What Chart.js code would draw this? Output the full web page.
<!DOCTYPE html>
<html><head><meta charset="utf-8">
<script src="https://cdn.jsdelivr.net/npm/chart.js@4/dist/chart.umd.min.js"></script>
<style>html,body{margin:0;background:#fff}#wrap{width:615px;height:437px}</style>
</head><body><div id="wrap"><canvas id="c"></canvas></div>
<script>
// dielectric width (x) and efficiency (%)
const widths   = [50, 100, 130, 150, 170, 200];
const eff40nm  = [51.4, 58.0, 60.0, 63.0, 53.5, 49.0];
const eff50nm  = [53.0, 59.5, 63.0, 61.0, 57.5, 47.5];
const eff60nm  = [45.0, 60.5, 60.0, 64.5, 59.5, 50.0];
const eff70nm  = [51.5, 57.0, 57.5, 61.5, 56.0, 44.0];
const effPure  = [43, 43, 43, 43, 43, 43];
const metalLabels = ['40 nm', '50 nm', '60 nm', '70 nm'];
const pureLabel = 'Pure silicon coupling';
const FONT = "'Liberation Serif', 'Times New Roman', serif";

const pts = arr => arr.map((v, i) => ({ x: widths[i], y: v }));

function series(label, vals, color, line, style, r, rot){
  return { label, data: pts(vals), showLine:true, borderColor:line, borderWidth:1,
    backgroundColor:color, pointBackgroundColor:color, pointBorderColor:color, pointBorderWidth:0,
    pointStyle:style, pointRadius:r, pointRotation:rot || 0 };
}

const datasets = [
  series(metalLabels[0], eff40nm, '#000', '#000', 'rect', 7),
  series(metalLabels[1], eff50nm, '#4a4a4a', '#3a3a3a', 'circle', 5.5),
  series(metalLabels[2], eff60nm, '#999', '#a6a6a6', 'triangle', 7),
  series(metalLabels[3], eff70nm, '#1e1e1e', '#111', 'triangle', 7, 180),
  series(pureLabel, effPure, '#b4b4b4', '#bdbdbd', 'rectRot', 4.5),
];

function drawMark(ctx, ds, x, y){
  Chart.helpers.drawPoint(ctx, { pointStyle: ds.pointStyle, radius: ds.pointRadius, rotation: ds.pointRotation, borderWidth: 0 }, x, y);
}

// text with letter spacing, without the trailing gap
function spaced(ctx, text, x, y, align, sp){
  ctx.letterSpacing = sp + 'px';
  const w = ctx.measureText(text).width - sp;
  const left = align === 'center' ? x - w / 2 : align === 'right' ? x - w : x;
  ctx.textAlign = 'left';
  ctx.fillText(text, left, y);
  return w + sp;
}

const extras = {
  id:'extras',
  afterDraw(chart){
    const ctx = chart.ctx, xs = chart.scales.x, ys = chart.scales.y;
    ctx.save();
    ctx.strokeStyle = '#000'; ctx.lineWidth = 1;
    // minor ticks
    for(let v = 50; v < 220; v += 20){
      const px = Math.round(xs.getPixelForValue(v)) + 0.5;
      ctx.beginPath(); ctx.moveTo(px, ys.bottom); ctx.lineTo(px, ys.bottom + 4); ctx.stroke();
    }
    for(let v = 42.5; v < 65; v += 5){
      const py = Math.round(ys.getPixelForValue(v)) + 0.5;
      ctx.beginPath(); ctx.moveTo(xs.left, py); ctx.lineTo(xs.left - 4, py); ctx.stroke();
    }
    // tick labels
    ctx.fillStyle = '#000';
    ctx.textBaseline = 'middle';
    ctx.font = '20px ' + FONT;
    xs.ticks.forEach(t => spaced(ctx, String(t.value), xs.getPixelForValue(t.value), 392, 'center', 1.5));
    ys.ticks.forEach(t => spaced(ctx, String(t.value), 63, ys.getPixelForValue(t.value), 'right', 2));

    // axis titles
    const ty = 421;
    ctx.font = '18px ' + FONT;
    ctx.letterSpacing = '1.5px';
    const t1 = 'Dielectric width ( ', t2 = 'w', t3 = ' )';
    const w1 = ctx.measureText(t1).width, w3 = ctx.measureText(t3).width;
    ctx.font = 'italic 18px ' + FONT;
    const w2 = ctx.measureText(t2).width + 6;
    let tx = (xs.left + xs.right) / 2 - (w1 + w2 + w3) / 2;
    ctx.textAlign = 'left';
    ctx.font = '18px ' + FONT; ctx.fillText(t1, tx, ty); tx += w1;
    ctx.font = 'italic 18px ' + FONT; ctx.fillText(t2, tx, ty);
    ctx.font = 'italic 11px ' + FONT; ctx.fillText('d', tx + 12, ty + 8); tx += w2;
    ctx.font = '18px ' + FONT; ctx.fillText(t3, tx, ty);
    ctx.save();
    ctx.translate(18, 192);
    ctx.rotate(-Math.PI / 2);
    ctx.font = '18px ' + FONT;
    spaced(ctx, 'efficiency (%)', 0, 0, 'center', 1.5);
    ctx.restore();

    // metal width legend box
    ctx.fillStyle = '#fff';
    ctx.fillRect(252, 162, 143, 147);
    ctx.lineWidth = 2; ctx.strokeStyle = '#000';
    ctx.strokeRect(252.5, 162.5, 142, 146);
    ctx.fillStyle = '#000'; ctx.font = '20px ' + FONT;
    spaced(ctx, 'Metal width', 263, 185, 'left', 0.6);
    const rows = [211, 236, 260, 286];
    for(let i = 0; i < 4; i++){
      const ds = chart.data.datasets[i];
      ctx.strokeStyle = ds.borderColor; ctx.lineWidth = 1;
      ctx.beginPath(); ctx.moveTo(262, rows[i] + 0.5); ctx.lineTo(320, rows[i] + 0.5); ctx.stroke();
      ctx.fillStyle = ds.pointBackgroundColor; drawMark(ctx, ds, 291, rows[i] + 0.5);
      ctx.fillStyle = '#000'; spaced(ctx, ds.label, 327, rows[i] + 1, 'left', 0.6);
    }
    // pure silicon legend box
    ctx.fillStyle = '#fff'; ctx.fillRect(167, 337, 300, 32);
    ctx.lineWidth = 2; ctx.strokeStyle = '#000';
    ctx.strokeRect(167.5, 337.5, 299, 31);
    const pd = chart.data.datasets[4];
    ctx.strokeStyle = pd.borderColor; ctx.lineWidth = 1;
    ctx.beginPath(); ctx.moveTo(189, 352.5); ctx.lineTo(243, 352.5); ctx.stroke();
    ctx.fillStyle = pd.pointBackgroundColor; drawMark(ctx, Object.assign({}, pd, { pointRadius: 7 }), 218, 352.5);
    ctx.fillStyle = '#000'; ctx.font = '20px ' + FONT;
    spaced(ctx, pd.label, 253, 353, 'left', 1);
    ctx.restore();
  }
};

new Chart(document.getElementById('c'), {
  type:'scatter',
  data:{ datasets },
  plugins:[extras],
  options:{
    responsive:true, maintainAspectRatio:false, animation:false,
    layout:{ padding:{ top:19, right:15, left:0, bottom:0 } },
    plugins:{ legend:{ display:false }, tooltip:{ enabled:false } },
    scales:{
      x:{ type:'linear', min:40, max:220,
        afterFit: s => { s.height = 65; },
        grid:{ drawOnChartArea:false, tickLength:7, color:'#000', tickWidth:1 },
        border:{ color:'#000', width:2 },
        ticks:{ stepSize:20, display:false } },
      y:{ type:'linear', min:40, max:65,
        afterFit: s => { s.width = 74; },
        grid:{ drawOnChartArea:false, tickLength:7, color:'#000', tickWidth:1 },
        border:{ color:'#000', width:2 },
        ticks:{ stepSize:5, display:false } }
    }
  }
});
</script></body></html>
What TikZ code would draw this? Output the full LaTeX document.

********************

• [Written problem]:
Write an exact transcription of every entry above.

• [Task response]:
What Chart.js code would draw this? Output the full web page.
<!DOCTYPE html>
<html><head><meta charset="utf-8">
<script src="https://cdn.jsdelivr.net/npm/chart.js@4/dist/chart.umd.min.js"></script>
<style>html,body{margin:0;background:#fff}#wrap{width:615px;height:437px}</style>
</head><body><div id="wrap"><canvas id="c"></canvas></div>
<script>
// dielectric width (x) and efficiency (%)
const widths   = [50, 100, 130, 150, 170, 200];
const eff40nm  = [51.4, 58.0, 60.0, 63.0, 53.5, 49.0];
const eff50nm  = [53.0, 59.5, 63.0, 61.0, 57.5, 47.5];
const eff60nm  = [45.0, 60.5, 60.0, 64.5, 59.5, 50.0];
const eff70nm  = [51.5, 57.0, 57.5, 61.5, 56.0, 44.0];
const effPure  = [43, 43, 43, 43, 43, 43];
const metalLabels = ['40 nm', '50 nm', '60 nm', '70 nm'];
const pureLabel = 'Pure silicon coupling';
const FONT = "'Liberation Serif', 'Times New Roman', serif";

const pts = arr => arr.map((v, i) => ({ x: widths[i], y: v }));

function series(label, vals, color, line, style, r, rot){
  return { label, data: pts(vals), showLine:true, borderColor:line, borderWidth:1,
    backgroundColor:color, pointBackgroundColor:color, pointBorderColor:color, pointBorderWidth:0,
    pointStyle:style, pointRadius:r, pointRotation:rot || 0 };
}

const datasets = [
  series(metalLabels[0], eff40nm, '#000', '#000', 'rect', 7),
  series(metalLabels[1], eff50nm, '#4a4a4a', '#3a3a3a', 'circle', 5.5),
  series(metalLabels[2], eff60nm, '#999', '#a6a6a6', 'triangle', 7),
  series(metalLabels[3], eff70nm, '#1e1e1e', '#111', 'triangle', 7, 180),
  series(pureLabel, effPure, '#b4b4b4', '#bdbdbd', 'rectRot', 4.5),
];

function drawMark(ctx, ds, x, y){
  Chart.helpers.drawPoint(ctx, { pointStyle: ds.pointStyle, radius: ds.pointRadius, rotation: ds.pointRotation, borderWidth: 0 }, x, y);
}

// text with letter spacing, without the trailing gap
function spaced(ctx, text, x, y, align, sp){
  ctx.letterSpacing = sp + 'px';
  const w = ctx.measureText(text).width - sp;
  const left = align === 'center' ? x - w / 2 : align === 'right' ? x - w : x;
  ctx.textAlign = 'left';
  ctx.fillText(text, left, y);
  return w + sp;
}

const extras = {
  id:'extras',
  afterDraw(chart){
    const ctx = chart.ctx, xs = chart.scales.x, ys = chart.scales.y;
    ctx.save();
    ctx.strokeStyle = '#000'; ctx.lineWidth = 1;
    // minor ticks
    for(let v = 50; v < 220; v += 20){
      const px = Math.round(xs.getPixelForValue(v)) + 0.5;
      ctx.beginPath(); ctx.moveTo(px, ys.bottom); ctx.lineTo(px, ys.bottom + 4); ctx.stroke();
    }
    for(let v = 42.5; v < 65; v += 5){
      const py = Math.round(ys.getPixelForValue(v)) + 0.5;
      ctx.beginPath(); ctx.moveTo(xs.left, py); ctx.lineTo(xs.left - 4, py); ctx.stroke();
    }
    // tick labels
    ctx.fillStyle = '#000';
    ctx.textBaseline = 'middle';
    ctx.font = '20px ' + FONT;
    xs.ticks.forEach(t => spaced(ctx, String(t.value), xs.getPixelForValue(t.value), 392, 'center', 1.5));
    ys.ticks.forEach(t => spaced(ctx, String(t.value), 63, ys.getPixelForValue(t.value), 'right', 2));

    // axis titles
    const ty = 421;
    ctx.font = '18px ' + FONT;
    ctx.letterSpacing = '1.5px';
    const t1 = 'Dielectric width ( ', t2 = 'w', t3 = ' )';
    const w1 = ctx.measureText(t1).width, w3 = ctx.measureText(t3).width;
    ctx.font = 'italic 18px ' + FONT;
    const w2 = ctx.measureText(t2).width + 6;
    let tx = (xs.left + xs.right) / 2 - (w1 + w2 + w3) / 2;
    ctx.textAlign = 'left';
    ctx.font = '18px ' + FONT; ctx.fillText(t1, tx, ty); tx += w1;
    ctx.font = 'italic 18px ' + FONT; ctx.fillText(t2, tx, ty);
    ctx.font = 'italic 11px ' + FONT; ctx.fillText('d', tx + 12, ty + 8); tx += w2;
    ctx.font = '18px ' + FONT; ctx.fillText(t3, tx, ty);
    ctx.save();
    ctx.translate(18, 192);
    ctx.rotate(-Math.PI / 2);
    ctx.font = '18px ' + FONT;
    spaced(ctx, 'efficiency (%)', 0, 0, 'center', 1.5);
    ctx.restore();

    // metal width legend box
    ctx.fillStyle = '#fff';
    ctx.fillRect(252, 162, 143, 147);
    ctx.lineWidth = 2; ctx.strokeStyle = '#000';
    ctx.strokeRect(252.5, 162.5, 142, 146);
    ctx.fillStyle = '#000'; ctx.font = '20px ' + FONT;
    spaced(ctx, 'Metal width', 263, 185, 'left', 0.6);
    const rows = [211, 236, 260, 286];
    for(let i = 0; i < 4; i++){
      const ds = chart.data.datasets[i];
      ctx.strokeStyle = ds.borderColor; ctx.lineWidth = 1;
      ctx.beginPath(); ctx.moveTo(262, rows[i] + 0.5); ctx.lineTo(320, rows[i] + 0.5); ctx.stroke();
      ctx.fillStyle = ds.pointBackgroundColor; drawMark(ctx, ds, 291, rows[i] + 0.5);
      ctx.fillStyle = '#000'; spaced(ctx, ds.label, 327, rows[i] + 1, 'left', 0.6);
    }
    // pure silicon legend box
    ctx.fillStyle = '#fff'; ctx.fillRect(167, 337, 300, 32);
    ctx.lineWidth = 2; ctx.strokeStyle = '#000';
    ctx.strokeRect(167.5, 337.5, 299, 31);
    const pd = chart.data.datasets[4];
    ctx.strokeStyle = pd.borderColor; ctx.lineWidth = 1;
    ctx.beginPath(); ctx.moveTo(189, 352.5); ctx.lineTo(243, 352.5); ctx.stroke();
    ctx.fillStyle = pd.pointBackgroundColor; drawMark(ctx, Object.assign({}, pd, { pointRadius: 7 }), 218, 352.5);
    ctx.fillStyle = '#000'; ctx.font = '20px ' + FONT;
    spaced(ctx, pd.label, 253, 353, 'left', 1);
    ctx.restore();
  }
};

new Chart(document.getElementById('c'), {
  type:'scatter',
  data:{ datasets },
  plugins:[extras],
  options:{
    responsive:true, maintainAspectRatio:false, animation:false,
    layout:{ padding:{ top:19, right:15, left:0, bottom:0 } },
    plugins:{ legend:{ display:false }, tooltip:{ enabled:false } },
    scales:{
      x:{ type:'linear', min:40, max:220,
        afterFit: s => { s.height = 65; },
        grid:{ drawOnChartArea:false, tickLength:7, color:'#000', tickWidth:1 },
        border:{ color:'#000', width:2 },
        ticks:{ stepSize:20, display:false } },
      y:{ type:'linear', min:40, max:65,
        afterFit: s => { s.width = 74; },
        grid:{ drawOnChartArea:false, tickLength:7, color:'#000', tickWidth:1 },
        border:{ color:'#000', width:2 },
        ticks:{ stepSize:5, display:false } }
    }
  }
});
</script></body></html>
What TikZ code would draw this? Output the full LaTeX document.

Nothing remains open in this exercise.